▶ **What is expected**:
Quote all of the data that follows exactly as written, skipping the images.
_ _ _ _
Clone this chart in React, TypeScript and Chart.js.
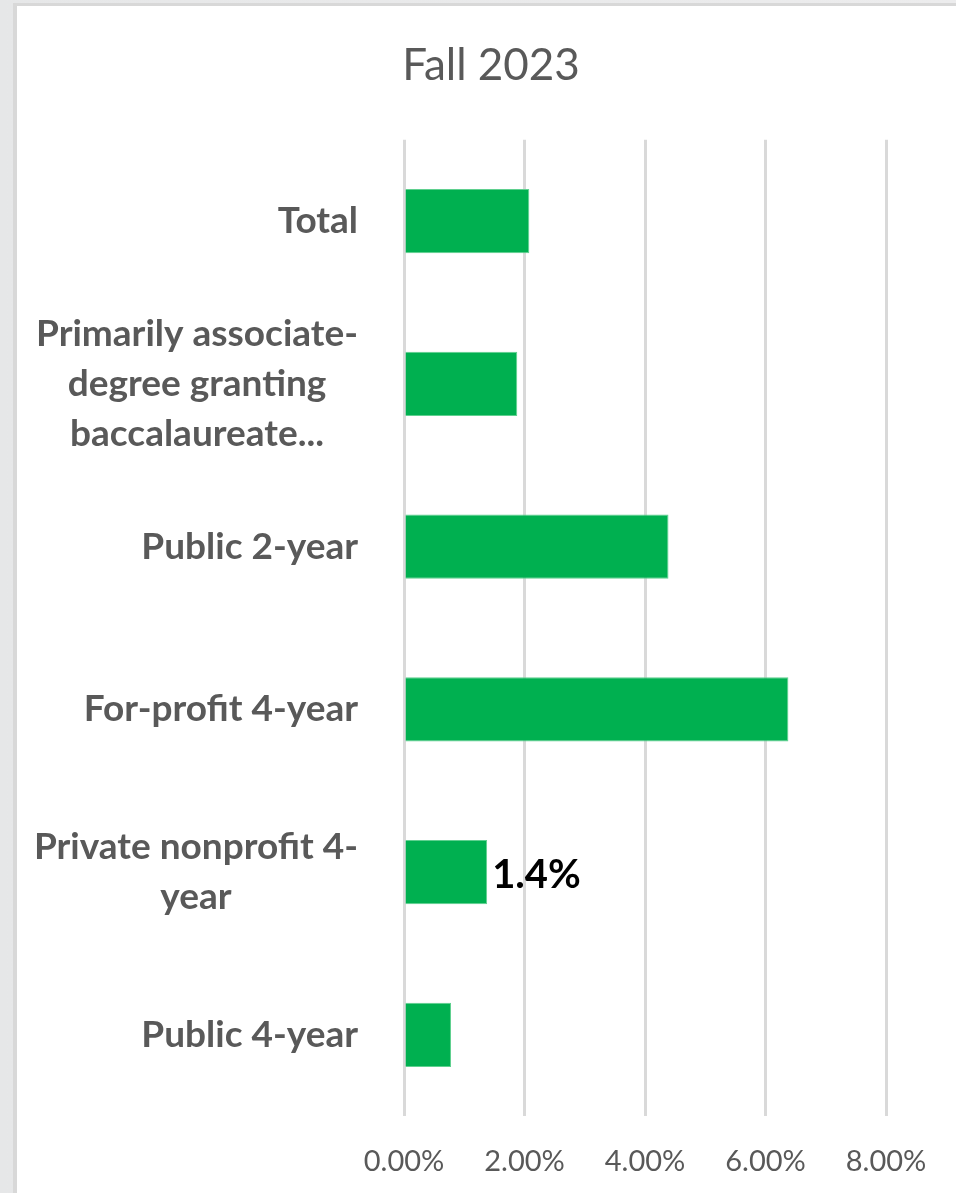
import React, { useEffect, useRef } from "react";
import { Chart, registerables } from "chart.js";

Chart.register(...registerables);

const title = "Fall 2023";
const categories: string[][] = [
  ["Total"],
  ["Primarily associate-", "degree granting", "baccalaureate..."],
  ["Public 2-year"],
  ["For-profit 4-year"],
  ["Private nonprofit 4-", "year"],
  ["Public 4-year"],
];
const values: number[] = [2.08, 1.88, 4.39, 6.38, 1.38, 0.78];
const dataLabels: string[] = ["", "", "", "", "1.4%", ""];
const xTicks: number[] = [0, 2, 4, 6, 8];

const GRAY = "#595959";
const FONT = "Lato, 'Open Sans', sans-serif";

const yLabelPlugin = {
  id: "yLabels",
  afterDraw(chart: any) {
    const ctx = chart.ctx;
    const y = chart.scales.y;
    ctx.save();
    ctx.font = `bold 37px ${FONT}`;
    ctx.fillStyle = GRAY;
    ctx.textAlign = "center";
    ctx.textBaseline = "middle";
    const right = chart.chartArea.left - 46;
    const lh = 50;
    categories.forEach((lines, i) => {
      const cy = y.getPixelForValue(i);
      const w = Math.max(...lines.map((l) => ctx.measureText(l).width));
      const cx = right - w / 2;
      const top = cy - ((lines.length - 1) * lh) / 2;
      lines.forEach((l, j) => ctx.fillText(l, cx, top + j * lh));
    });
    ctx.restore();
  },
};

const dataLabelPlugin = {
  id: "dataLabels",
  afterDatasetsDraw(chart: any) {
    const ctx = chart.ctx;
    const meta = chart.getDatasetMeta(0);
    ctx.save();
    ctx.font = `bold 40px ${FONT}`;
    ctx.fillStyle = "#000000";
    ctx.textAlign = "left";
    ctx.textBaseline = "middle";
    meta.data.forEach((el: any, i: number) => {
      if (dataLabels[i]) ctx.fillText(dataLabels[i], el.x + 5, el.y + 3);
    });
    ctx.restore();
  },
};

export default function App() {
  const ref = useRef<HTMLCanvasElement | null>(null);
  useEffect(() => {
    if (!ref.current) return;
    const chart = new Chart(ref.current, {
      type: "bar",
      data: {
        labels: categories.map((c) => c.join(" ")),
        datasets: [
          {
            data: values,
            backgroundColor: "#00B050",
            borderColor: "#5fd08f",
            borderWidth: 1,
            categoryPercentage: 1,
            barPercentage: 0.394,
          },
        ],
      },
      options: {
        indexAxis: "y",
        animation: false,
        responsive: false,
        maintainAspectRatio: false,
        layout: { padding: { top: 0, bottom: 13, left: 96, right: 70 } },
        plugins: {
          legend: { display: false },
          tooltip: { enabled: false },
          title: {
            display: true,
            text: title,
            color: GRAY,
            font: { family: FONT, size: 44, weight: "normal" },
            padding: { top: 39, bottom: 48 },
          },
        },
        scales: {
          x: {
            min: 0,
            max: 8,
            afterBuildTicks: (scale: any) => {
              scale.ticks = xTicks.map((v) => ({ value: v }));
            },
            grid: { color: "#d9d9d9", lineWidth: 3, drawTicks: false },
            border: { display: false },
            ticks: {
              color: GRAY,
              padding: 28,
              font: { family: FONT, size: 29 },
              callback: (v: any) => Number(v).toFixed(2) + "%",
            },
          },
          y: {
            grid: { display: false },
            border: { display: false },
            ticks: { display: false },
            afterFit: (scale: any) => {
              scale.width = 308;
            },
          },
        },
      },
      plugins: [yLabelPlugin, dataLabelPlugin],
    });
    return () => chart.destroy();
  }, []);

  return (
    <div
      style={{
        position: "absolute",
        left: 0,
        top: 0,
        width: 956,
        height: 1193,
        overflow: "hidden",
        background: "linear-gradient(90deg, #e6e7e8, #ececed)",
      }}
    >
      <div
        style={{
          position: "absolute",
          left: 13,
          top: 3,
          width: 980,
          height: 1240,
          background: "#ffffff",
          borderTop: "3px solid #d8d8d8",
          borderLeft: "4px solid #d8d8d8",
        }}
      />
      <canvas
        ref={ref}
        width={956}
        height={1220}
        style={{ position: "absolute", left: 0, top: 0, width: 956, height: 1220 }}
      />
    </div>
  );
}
_ _ _ _
▶ **Response to this task**:
Clone this chart in React, TypeScript and Chart.js.
import React, { useEffect, useRef } from "react";
import { Chart, registerables } from "chart.js";

Chart.register(...registerables);

const title = "Fall 2023";
const categories: string[][] = [
  ["Total"],
  ["Primarily associate-", "degree granting", "baccalaureate..."],
  ["Public 2-year"],
  ["For-profit 4-year"],
  ["Private nonprofit 4-", "year"],
  ["Public 4-year"],
];
const values: number[] = [2.08, 1.88, 4.39, 6.38, 1.38, 0.78];
const dataLabels: string[] = ["", "", "", "", "1.4%", ""];
const xTicks: number[] = [0, 2, 4, 6, 8];

const GRAY = "#595959";
const FONT = "Lato, 'Open Sans', sans-serif";

const yLabelPlugin = {
  id: "yLabels",
  afterDraw(chart: any) {
    const ctx = chart.ctx;
    const y = chart.scales.y;
    ctx.save();
    ctx.font = `bold 37px ${FONT}`;
    ctx.fillStyle = GRAY;
    ctx.textAlign = "center";
    ctx.textBaseline = "middle";
    const right = chart.chartArea.left - 46;
    const lh = 50;
    categories.forEach((lines, i) => {
      const cy = y.getPixelForValue(i);
      const w = Math.max(...lines.map((l) => ctx.measureText(l).width));
      const cx = right - w / 2;
      const top = cy - ((lines.length - 1) * lh) / 2;
      lines.forEach((l, j) => ctx.fillText(l, cx, top + j * lh));
    });
    ctx.restore();
  },
};

const dataLabelPlugin = {
  id: "dataLabels",
  afterDatasetsDraw(chart: any) {
    const ctx = chart.ctx;
    const meta = chart.getDatasetMeta(0);
    ctx.save();
    ctx.font = `bold 40px ${FONT}`;
    ctx.fillStyle = "#000000";
    ctx.textAlign = "left";
    ctx.textBaseline = "middle";
    meta.data.forEach((el: any, i: number) => {
      if (dataLabels[i]) ctx.fillText(dataLabels[i], el.x + 5, el.y + 3);
    });
    ctx.restore();
  },
};

export default function App() {
  const ref = useRef<HTMLCanvasElement | null>(null);
  useEffect(() => {
    if (!ref.current) return;
    const chart = new Chart(ref.current, {
      type: "bar",
      data: {
        labels: categories.map((c) => c.join(" ")),
        datasets: [
          {
            data: values,
            backgroundColor: "#00B050",
            borderColor: "#5fd08f",
            borderWidth: 1,
            categoryPercentage: 1,
            barPercentage: 0.394,
          },
        ],
      },
      options: {
        indexAxis: "y",
        animation: false,
        responsive: false,
        maintainAspectRatio: false,
        layout: { padding: { top: 0, bottom: 13, left: 96, right: 70 } },
        plugins: {
          legend: { display: false },
          tooltip: { enabled: false },
          title: {
            display: true,
            text: title,
            color: GRAY,
            font: { family: FONT, size: 44, weight: "normal" },
            padding: { top: 39, bottom: 48 },
          },
        },
        scales: {
          x: {
            min: 0,
            max: 8,
            afterBuildTicks: (scale: any) => {
              scale.ticks = xTicks.map((v) => ({ value: v }));
            },
            grid: { color: "#d9d9d9", lineWidth: 3, drawTicks: false },
            border: { display: false },
            ticks: {
              color: GRAY,
              padding: 28,
              font: { family: FONT, size: 29 },
              callback: (v: any) => Number(v).toFixed(2) + "%",
            },
          },
          y: {
            grid: { display: false },
            border: { display: false },
            ticks: { display: false },
            afterFit: (scale: any) => {
              scale.width = 308;
            },
          },
        },
      },
      plugins: [yLabelPlugin, dataLabelPlugin],
    });
    return () => chart.destroy();
  }, []);

  return (
    <div
      style={{
        position: "absolute",
        left: 0,
        top: 0,
        width: 956,
        height: 1193,
        overflow: "hidden",
        background: "linear-gradient(90deg, #e6e7e8, #ececed)",
      }}
    >
      <div
        style={{
          position: "absolute",
          left: 13,
          top: 3,
          width: 980,
          height: 1240,
          background: "#ffffff",
          borderTop: "3px solid #d8d8d8",
          borderLeft: "4px solid #d8d8d8",
        }}
      />
      <canvas
        ref={ref}
        width={956}
        height={1220}
        style={{ position: "absolute", left: 0, top: 0, width: 956, height: 1220 }}
      />
    </div>
  );
}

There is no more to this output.